Look at that cup! Makes you ANGRY doesn’t it?!
In years prior, Starbucks has had a more festive holiday cup often showing snowflakes and maybe a ribbon or two, but people are taking their brand new minimalist plain red approach in an angry direction by saying Starbucks is not only anti-Christmas but stating that the coffee chain simply hates Jesus. Last I checked, “Christmas” wasn’t the only holiday coffee drinkers celebrated this time of year, but that’s not stopping Christians from letting their emotions get in the way of just accepting a plain ole red cup. It’s a Christian’s world, folks and we’re just living in it apparently.

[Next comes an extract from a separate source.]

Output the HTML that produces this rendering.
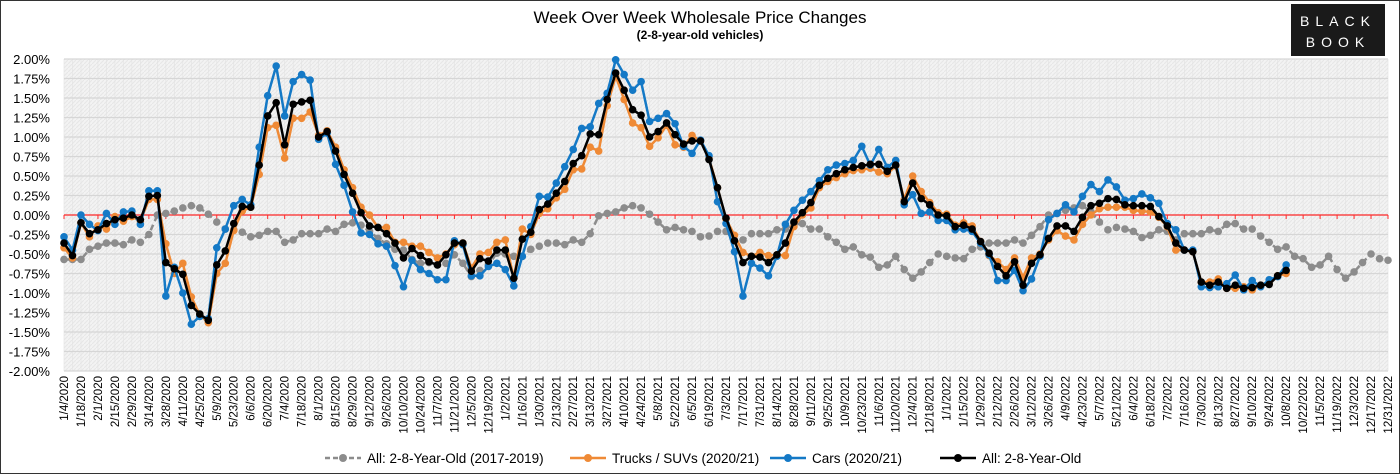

In fact, a preacher named Joshua Feuerstein (apparently not Jewish) has decided to go on quite the angry rampage by not only deeming that Starbucks hates Jesus but asking everyone in the world to say their name is “Merry Christmas” when ordering their coffee so the employees are forced to put “Merry Christmas” on their cup. Feuerstein claims he “tricked” Starbucks into writing Merry Christmas on his latte but something tells me the employee working the counter that day just didn’t give as much of a shit and wrote whatever this Kevin James look-a-like wanted to get him out of the building.

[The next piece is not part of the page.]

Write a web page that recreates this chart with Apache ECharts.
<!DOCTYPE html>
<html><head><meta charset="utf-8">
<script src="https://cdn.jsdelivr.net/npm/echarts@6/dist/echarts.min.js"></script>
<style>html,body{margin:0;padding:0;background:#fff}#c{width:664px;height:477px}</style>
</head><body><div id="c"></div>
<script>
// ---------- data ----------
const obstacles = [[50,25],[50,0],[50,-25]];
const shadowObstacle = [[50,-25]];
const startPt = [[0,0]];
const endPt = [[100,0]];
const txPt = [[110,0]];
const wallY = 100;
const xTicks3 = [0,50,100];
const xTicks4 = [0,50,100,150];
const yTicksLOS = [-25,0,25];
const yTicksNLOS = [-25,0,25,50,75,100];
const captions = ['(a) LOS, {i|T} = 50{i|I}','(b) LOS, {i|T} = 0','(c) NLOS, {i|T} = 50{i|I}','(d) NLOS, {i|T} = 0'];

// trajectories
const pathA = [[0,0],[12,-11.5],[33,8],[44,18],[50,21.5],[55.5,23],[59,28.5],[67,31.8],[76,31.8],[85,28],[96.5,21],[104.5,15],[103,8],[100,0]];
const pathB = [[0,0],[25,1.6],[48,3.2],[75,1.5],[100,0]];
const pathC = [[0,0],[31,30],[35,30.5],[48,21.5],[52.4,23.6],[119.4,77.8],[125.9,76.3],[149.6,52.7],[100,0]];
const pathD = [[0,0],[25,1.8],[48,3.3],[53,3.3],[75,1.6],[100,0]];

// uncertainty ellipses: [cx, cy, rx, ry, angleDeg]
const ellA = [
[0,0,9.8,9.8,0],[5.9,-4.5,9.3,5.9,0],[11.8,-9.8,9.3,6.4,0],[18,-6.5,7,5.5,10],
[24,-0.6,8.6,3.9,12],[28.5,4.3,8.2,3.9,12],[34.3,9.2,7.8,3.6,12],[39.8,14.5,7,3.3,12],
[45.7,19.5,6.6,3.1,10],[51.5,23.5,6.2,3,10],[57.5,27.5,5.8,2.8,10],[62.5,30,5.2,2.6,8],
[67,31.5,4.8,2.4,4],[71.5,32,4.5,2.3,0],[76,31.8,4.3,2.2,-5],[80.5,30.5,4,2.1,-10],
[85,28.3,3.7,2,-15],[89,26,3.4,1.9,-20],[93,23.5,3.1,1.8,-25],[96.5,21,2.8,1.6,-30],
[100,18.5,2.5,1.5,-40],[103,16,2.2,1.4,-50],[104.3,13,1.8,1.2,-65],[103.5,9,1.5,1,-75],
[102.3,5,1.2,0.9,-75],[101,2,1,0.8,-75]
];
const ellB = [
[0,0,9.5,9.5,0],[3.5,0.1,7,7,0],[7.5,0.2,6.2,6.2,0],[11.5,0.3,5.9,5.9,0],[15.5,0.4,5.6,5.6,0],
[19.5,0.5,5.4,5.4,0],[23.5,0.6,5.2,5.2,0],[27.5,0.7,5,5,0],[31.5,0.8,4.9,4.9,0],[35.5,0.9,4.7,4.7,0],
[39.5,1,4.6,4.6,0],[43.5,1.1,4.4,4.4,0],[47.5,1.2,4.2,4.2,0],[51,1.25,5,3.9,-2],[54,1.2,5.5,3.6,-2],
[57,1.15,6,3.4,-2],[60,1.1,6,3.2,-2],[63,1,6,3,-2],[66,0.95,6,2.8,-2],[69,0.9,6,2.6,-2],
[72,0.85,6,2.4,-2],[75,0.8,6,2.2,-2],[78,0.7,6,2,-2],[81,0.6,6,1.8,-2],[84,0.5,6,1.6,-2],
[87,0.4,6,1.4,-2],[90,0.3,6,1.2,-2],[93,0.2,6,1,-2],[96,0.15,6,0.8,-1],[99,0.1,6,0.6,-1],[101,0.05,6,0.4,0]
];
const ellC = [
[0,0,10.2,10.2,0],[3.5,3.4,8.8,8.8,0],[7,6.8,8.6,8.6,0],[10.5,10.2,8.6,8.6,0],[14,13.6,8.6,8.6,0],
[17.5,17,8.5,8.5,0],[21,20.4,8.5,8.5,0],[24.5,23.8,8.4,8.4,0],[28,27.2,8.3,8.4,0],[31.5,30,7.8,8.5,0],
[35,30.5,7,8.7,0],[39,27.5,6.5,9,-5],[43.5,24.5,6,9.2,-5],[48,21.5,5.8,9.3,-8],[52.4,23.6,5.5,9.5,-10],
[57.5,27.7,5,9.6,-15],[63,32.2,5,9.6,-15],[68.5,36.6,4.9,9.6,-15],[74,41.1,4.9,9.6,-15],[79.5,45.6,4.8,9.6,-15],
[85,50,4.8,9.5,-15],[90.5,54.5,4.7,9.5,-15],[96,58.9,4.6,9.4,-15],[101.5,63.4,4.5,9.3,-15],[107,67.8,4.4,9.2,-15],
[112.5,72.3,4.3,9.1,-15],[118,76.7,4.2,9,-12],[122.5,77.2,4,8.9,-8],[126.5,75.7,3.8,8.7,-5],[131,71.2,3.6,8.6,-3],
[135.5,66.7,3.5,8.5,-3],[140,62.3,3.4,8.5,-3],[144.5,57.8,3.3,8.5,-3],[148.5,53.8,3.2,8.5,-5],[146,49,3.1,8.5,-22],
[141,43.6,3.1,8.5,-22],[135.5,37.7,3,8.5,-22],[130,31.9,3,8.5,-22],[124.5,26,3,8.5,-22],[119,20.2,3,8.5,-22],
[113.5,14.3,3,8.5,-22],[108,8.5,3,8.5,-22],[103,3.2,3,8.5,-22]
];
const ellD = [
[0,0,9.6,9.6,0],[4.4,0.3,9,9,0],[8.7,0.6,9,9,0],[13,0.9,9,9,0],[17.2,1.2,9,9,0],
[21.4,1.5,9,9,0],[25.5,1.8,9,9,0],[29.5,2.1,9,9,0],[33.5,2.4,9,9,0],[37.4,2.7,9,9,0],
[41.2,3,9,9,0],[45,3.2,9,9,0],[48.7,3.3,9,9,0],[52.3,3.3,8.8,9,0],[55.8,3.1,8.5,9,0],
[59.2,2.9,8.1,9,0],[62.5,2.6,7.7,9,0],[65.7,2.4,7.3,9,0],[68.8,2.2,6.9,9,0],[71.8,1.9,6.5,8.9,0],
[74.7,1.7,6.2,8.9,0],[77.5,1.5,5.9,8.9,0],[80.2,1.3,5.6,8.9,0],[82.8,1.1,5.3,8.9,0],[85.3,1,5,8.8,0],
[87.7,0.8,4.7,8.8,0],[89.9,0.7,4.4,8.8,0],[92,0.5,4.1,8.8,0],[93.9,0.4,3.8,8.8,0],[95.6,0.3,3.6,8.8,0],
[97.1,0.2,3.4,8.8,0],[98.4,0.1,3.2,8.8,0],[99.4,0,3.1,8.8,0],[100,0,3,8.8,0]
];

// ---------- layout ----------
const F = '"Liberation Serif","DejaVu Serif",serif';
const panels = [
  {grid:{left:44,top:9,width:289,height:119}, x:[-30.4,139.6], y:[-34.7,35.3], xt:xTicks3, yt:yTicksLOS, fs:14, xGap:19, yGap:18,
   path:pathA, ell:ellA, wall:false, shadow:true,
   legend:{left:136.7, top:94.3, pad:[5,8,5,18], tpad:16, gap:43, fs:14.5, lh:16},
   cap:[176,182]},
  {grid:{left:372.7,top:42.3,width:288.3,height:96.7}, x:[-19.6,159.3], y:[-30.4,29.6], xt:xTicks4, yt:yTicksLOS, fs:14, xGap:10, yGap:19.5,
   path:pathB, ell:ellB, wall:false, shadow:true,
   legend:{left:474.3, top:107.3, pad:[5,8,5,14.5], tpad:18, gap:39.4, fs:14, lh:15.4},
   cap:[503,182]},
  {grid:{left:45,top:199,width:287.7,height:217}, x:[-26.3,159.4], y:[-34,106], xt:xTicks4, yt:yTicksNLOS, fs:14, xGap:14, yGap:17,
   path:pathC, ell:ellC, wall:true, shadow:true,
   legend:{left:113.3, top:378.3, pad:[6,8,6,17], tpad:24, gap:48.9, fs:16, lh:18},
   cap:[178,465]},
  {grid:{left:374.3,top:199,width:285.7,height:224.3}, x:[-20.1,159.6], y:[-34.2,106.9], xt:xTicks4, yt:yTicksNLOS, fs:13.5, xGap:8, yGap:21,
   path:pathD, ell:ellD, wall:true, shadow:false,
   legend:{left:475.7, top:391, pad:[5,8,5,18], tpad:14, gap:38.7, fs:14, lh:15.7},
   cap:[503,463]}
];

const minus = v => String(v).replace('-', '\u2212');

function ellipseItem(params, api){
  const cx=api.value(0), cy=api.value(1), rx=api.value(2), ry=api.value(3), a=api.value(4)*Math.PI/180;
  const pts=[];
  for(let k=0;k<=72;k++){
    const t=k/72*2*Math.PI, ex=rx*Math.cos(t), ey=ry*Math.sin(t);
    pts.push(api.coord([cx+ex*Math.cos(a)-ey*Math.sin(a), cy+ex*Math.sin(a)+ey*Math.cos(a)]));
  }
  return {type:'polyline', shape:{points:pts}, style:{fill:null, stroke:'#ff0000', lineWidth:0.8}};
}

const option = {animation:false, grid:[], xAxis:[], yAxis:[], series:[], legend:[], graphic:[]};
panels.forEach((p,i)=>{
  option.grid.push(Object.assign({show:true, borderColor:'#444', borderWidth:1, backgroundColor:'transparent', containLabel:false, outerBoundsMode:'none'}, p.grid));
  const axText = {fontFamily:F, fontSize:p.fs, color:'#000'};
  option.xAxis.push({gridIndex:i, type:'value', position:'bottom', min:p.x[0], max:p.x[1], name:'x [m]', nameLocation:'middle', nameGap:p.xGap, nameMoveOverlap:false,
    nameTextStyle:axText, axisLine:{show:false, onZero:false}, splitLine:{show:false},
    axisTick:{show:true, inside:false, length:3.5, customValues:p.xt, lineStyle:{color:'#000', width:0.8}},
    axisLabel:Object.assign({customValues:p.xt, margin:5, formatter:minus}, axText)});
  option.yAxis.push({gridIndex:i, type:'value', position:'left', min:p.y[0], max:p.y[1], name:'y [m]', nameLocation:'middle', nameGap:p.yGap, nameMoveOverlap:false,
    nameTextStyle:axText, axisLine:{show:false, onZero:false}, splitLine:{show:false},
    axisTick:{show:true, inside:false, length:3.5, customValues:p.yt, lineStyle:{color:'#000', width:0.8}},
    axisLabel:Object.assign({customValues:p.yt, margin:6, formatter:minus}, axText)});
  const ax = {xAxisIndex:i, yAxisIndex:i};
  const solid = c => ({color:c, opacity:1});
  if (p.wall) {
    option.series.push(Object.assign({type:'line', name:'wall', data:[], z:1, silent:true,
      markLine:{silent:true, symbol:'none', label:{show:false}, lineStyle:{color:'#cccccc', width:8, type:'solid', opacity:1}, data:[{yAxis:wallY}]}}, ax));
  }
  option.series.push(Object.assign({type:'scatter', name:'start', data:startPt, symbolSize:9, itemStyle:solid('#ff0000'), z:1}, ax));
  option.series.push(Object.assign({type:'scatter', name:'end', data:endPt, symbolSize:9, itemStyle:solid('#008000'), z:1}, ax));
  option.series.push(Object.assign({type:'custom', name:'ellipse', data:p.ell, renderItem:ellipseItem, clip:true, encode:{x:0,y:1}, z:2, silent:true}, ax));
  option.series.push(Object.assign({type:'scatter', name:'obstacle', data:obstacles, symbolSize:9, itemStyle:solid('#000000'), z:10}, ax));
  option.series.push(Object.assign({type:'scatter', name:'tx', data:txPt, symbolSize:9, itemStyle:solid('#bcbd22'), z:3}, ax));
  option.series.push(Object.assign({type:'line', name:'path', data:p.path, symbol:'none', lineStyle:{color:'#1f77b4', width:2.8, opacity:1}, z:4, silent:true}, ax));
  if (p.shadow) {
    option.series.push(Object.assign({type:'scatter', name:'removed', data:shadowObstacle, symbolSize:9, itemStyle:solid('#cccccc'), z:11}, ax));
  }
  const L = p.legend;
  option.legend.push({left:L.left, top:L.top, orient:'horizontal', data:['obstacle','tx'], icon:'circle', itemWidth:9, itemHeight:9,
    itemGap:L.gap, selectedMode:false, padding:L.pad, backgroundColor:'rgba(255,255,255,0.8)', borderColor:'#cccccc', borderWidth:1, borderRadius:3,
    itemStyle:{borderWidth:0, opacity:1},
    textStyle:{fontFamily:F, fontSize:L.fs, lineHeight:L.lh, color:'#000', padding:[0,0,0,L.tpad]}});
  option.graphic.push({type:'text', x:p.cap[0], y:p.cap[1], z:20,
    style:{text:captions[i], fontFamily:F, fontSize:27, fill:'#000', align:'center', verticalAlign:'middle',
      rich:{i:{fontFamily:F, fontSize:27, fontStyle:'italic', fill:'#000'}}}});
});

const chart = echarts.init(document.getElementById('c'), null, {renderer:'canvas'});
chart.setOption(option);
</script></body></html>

It seems Feuerstein has really started an uproar because more Christians are hopping on the bandwagon, as if Starbucks was founded by Jesus himself.
Personally, I think these people should be more grateful they live in a country where they’re even able to drink ANYTHING so readily available, let alone be angered by a cup that actually says nothing at all. My guess is Starbucks just decided to go the more artistic route with a plain red cup instead of something that looked more like a container that your grandma might keep her hand soap in. Starbucks is afterall the Urban Outfitters of coffee retail and last I checked, Urban Outfitters had plain solid tshirts that were overpriced as well.
So maybe these people should leave Starbucks alone and bother literally anyone in America that may not be sporting “Merry Christmas” on every little item they sell. But they’re probably just too lazy for that nonsense.